With our handy-dandy mind-reader we've been able to figure out what certain people have been thinking after the Super Bowl...
Eli Manning: Dinosaurs are cool! Look I can make a dinosaur noise, RAWRRR! See, didn't that sound like a dinosaur.
Bill Belicheck: Well apparently I get a rebate on selling my soul to the devil now.
Terry Bradshaw: I smell jerky!
Las Vegas: Awwww, hell.
Rex Grossman: If Eli can do it than I can do! Come on, right guys? Why are you taping me to my locker again guys? What's that big nest of bees doing over there... and why are you putting honey on my chest right now?
Peyton Manning: I'm so proud of my little brother. Thank goodness we started doing commercials together. The League of the Future will catch on.
Tom Coughlin: Now maybe NY will stop wanting to fire me. Please?
Trent Green: What? The season is over? When did this happen? I don't even remember it.

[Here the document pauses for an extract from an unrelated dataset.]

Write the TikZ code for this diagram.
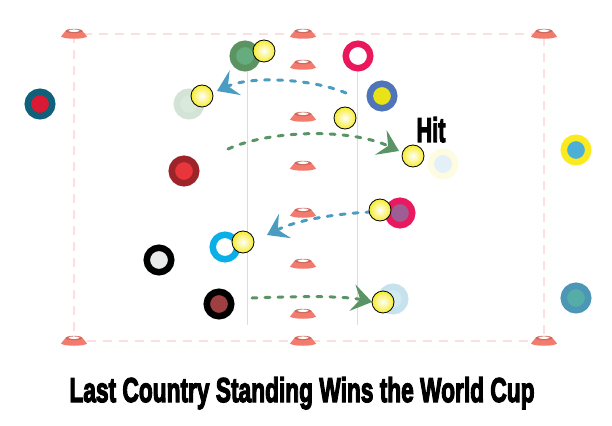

John Madden: I could use a Tur-duck-hen. Does Bradshaw have Jerky?
Jeremy Shockey: Ha! Try and win without me guys. Try and beat the Patriots, yeah that's right, I'm going to get wasted up in the luxury suite on national television and you guys can just go pound sand. Oh wait.. damn... you're winning... stop that you're ruining my free agent contract! Plex -- I thought we were tight man.
Joe Buck: How'd you like my performance in my Super Bowl commercial? Why won't you acknowledge me off the air Troy? I am not a joke, Troy? People are not laughing behind my back, Troy? Did you fall asleep again, Troy?
Jerry Manning: Man, wow, sucks being the older brother.
Archie Manning: I'm glad that early 70s microwave accident didn't ruin any of my stock.
Tom Petty: Glad I got that hair dye just in time.
Kurt Warner: I remember that feeling. Instead now I am a backup in the state where the Super Bowl was just held.
Brett Favre: "There was an old woman, who lived in a shoe..."
'72 Dolphins: Thank you Giants. Eli, we love you. Eh em. We mean....that love....it was simply platonic.
Tony Romo: Jessica, heehee. Tickle fight!
Tom Brady: Hello ladies. How you doin?
Peter Griffin: SHAPOOPEE!
Roger Clemens: You know you all should really pay attention to the Super Bowl. I mean forget about baseball, it's really not America's sport anymore. Forget about baseball. Steriods, yeah forget about those too. And uh, just forget about me as well please, and make sure to check back in when they do the Hall-of-Fame voting.
Jake Plummer: I need some comfort food.
Tiki Barber: Well that couldn't have gone any worse for me. Unless of course snakes rained from the sky and bit me. Then that might be considerably worse, but otherwise it's been a pretty terrible weekend for me.
Randy Moss: I should have stayed in Oakland and starred in that animated feature "Space Blitz" with Bugs Bunny and Blippo the amazing pot lighter. Oh, that was a hallucination, great, now I'm glad I came here.
Blink 182: We should get back together to do the half-time show.
The State of Montana: The NFL says that we are the 53 state in line for a team if they expand. Behind Hawaii, L.A., London and Guam.